Linden Hall (1857)

Gamaliel King (1795-1875) was a New York City architect who designed four houses in Stonington, by the shores of Lambert’s Cove. The house of James Ingersoll Day was lost due to the Hurricane of 1938, but the other three survive. One is the Nathaniel B. Palmer House of 1852 and another is Cove Lawn, built in 1856 for Captain Theodore Dwight Palmer. The third is Linden Hall, also known as the Stanton House, built in 1857 to 1859 for brothers Joseph Warren Stanton and Charles Thompson Stanton.

Gen. Daniel Baldwin House (1791)

Traditionally called the Gen. Daniel Baldwin House, the house on Main Street at Church Hill Road in Newtown, consists of an earlier section in the rear, dating to 1712 and built by Job Sherman, and the Federal-style front section, built in 1791 by Joseph Nichols. The house was later owned by David Van Buren Baldwin, grandson of Caleb Baldwin, who operated the nearby Baldwin Tavern. It has the most elaborately detailed facade of the eighteenth-century houses in the Newtown Borough Historic District.

St. Mark’s Episcopal Church, New Britain (1922)

St. Mark’s Episcopal Church in New Britain began in 1836 and the first church building was located on East Main Street. This small wooden structure, later relocated to become St. Mary’s Schoolhouse, was succeeded by a more elaborate wood second church, built in 1848 on the corner of West Main and Washington Streets. Enlarged in 1859, it was replaced by the current granite church, built in 1921 and consecrated the following year. The church has stained glass windows that were originally in the second church building, as well as ones commissioned from the studio of William Morris.
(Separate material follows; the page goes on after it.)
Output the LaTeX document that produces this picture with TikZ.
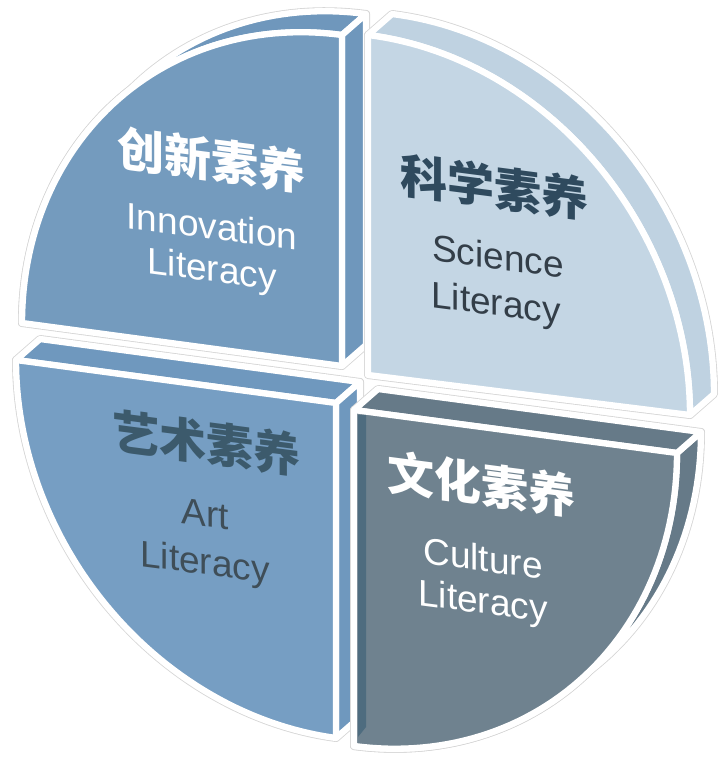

Old Town Hall, Enfield (1775)

The Old Town Hall of Enfield was originally built in 1775 as the Enfield Congregational Church’s third meeting house. By 1848, the building had become overcrowded and the current church was built the following year. With funds from businessman businessman, Orrin Thompson, the old meeting house was converted into the town hall. The building was altered with the removal of the steeple and the addition of a Greek Revival-style front portico. A new town hall was built in 1892 and the old building was neglected until 1923, when it became a community house. The building was later threatened with demolition, but between 1972 and 1980 it was restored by the Enfield Historical Society and then opened as the Old Town Hall Museum.

Cooley School (1870)

The Cooley School is a one-room schoolhouse built around 1870. It was originally located on the corner of East Street and Cooley Road in North Granby. At that time, the school’s outhouse was just across the state line in Southwick, Massachusetts. The school was closed in 1948 and the furniture was auctioned off. In 1972, the school was given to the Salmon Brook Historical Society by Merrill Clark, whose mother had once taught at the school. Since 1980, the school, now a museum, has been been located with the Historical Society’s other buildings on Salmon Brook Street.
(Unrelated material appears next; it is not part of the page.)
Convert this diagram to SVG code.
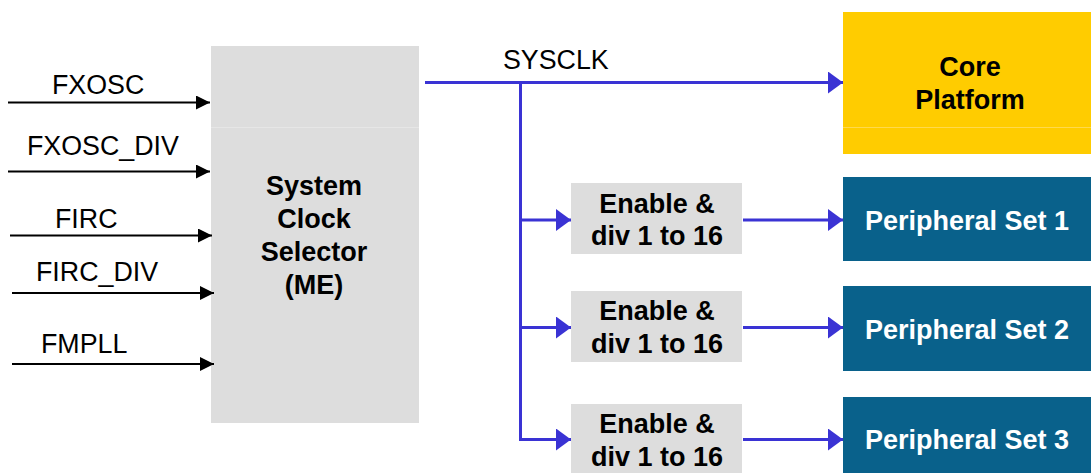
<svg xmlns="http://www.w3.org/2000/svg" width="1091" height="473" viewBox="0 0 1091 473">
<defs>
<style>
.lbl{font-family:"Liberation Sans",Arial,sans-serif;font-size:26.8px;fill:#000}
.b{font-family:"Liberation Sans",Arial,sans-serif;font-size:27px;font-weight:bold;text-anchor:middle}
.dk{fill:#000}
.wt{fill:#fff}
.blk{stroke:#000;stroke-width:2.2;fill:none}
.blu{stroke:#3a33d4;stroke-width:3;fill:none}
</style>
<marker id="ak" markerUnits="userSpaceOnUse" markerWidth="16" markerHeight="14" refX="14" refY="7" orient="auto"><path d="M0,0 L14,7 L0,14 Z" fill="#000"/></marker>
<marker id="ab" markerUnits="userSpaceOnUse" markerWidth="16" markerHeight="24" refX="15" refY="11" orient="auto"><path d="M0,0 L15,11 L0,22 Z" fill="#3a33d4"/></marker>
</defs>
<rect width="1091" height="473" fill="#fff"/>
<g id="selector">
<rect x="211" y="46" width="208" height="377" fill="#dddddd"/>
<line x1="211" y1="127.5" x2="419" y2="127.5" stroke="#e6e6e6" stroke-width="1"/>
<text class="b dk" x="314" y="195">System</text>
<text class="b dk" x="314" y="228">Clock</text>
<text class="b dk" x="314" y="261">Selector</text>
<text class="b dk" x="314" y="294">(ME)</text>
</g>
<g id="core">
<rect x="843" y="12" width="248" height="142" fill="#ffcc00"/>
<line x1="843" y1="127.5" x2="1091" y2="127.5" stroke="#ffd94d" stroke-width="1"/>
<text class="b dk" x="970" y="76">Core</text>
<text class="b dk" x="970" y="109">Platform</text>
</g>
<g id="en1">
<rect x="571" y="183" width="171" height="71" fill="#dddddd"/>
<text class="b dk" x="657" y="213">Enable &amp;</text>
<text class="b dk" x="657" y="245">div 1 to 16</text>
</g>
<g id="en2">
<rect x="571" y="291" width="171" height="71" fill="#dddddd"/>
<text class="b dk" x="657" y="320">Enable &amp;</text>
<text class="b dk" x="657" y="353">div 1 to 16</text>
</g>
<g id="en3">
<rect x="571" y="404" width="171" height="71" fill="#dddddd"/>
<text class="b dk" x="657" y="433">Enable &amp;</text>
<text class="b dk" x="657" y="466">div 1 to 16</text>
</g>
<g id="ps1">
<rect x="843" y="177" width="248" height="84" fill="#09618b"/>
<text class="b wt" x="967" y="230">Peripheral Set 1</text>
</g>
<g id="ps2">
<rect x="843" y="286" width="248" height="85" fill="#09618b"/>
<text class="b wt" x="967" y="339">Peripheral Set 2</text>
</g>
<g id="ps3">
<rect x="843" y="397" width="248" height="80" fill="#09618b"/>
<text class="b wt" x="967" y="449">Peripheral Set 3</text>
</g>
<g id="labels">
<text class="lbl" x="52" y="94">FXOSC</text>
<text class="lbl" x="27" y="155">FXOSC_DIV</text>
<text class="lbl" x="55" y="228">FIRC</text>
<text class="lbl" x="36" y="281">FIRC_DIV</text>
<text class="lbl" x="41" y="353">FMPLL</text>
<text class="lbl" x="503" y="69">SYSCLK</text>
</g>
<g id="connectors">
<line class="blk" x1="8" y1="102.5" x2="210" y2="102.5" marker-end="url(#ak)"/>
<line class="blk" x1="8" y1="171.5" x2="210" y2="171.5" marker-end="url(#ak)"/>
<line class="blk" x1="10" y1="235.5" x2="212" y2="235.5" marker-end="url(#ak)"/>
<line class="blk" x1="12" y1="293" x2="214" y2="293" marker-end="url(#ak)"/>
<line class="blk" x1="12" y1="364" x2="214" y2="364" marker-end="url(#ak)"/>
<line class="blu" x1="425" y1="82.5" x2="843" y2="82.5" marker-end="url(#ab)"/>
<line class="blu" x1="520.5" y1="82.5" x2="520.5" y2="441"/>
<line class="blu" x1="519" y1="220" x2="571" y2="220" marker-end="url(#ab)"/>
<line class="blu" x1="519" y1="327.5" x2="571" y2="327.5" marker-end="url(#ab)"/>
<line class="blu" x1="519" y1="439.5" x2="571" y2="439.5" marker-end="url(#ab)"/>
<line class="blu" x1="743" y1="220" x2="843" y2="220" marker-end="url(#ab)"/>
<line class="blu" x1="743" y1="327.5" x2="843" y2="327.5" marker-end="url(#ab)"/>
<line class="blu" x1="743" y1="439.5" x2="843" y2="439.5" marker-end="url(#ab)"/>
</g>
</svg>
Maxwell E. Perkins House (1836)

The Greek Revival-style house at 63 Park Street in New Canaan was constructed by local builder Hiram Crissey in 1836. The most famous resident of the house was Maxwell E. Perkins, the legendary editor of such writers as F. Scott Fitzgerald, Ernest Hemingway, Marjorie Kinnan Rawlings and Thomas Wolfe. Perkins bought the house, which is half a block from New Canaan Metro-North Station, in 1924 and lived there until his death in 1947. His widow Louise lived in the house until her death in 1965: she had fallen asleep smoking in bed and started a fire which gutted part of the building. It was then subdivided into apartments by the Perkins’ daughter. In 1973, the house was acquired by Richard and Sandra Bergmann, who restored it over seven years. Richard Bergmann is an architect whose firm is based in the house.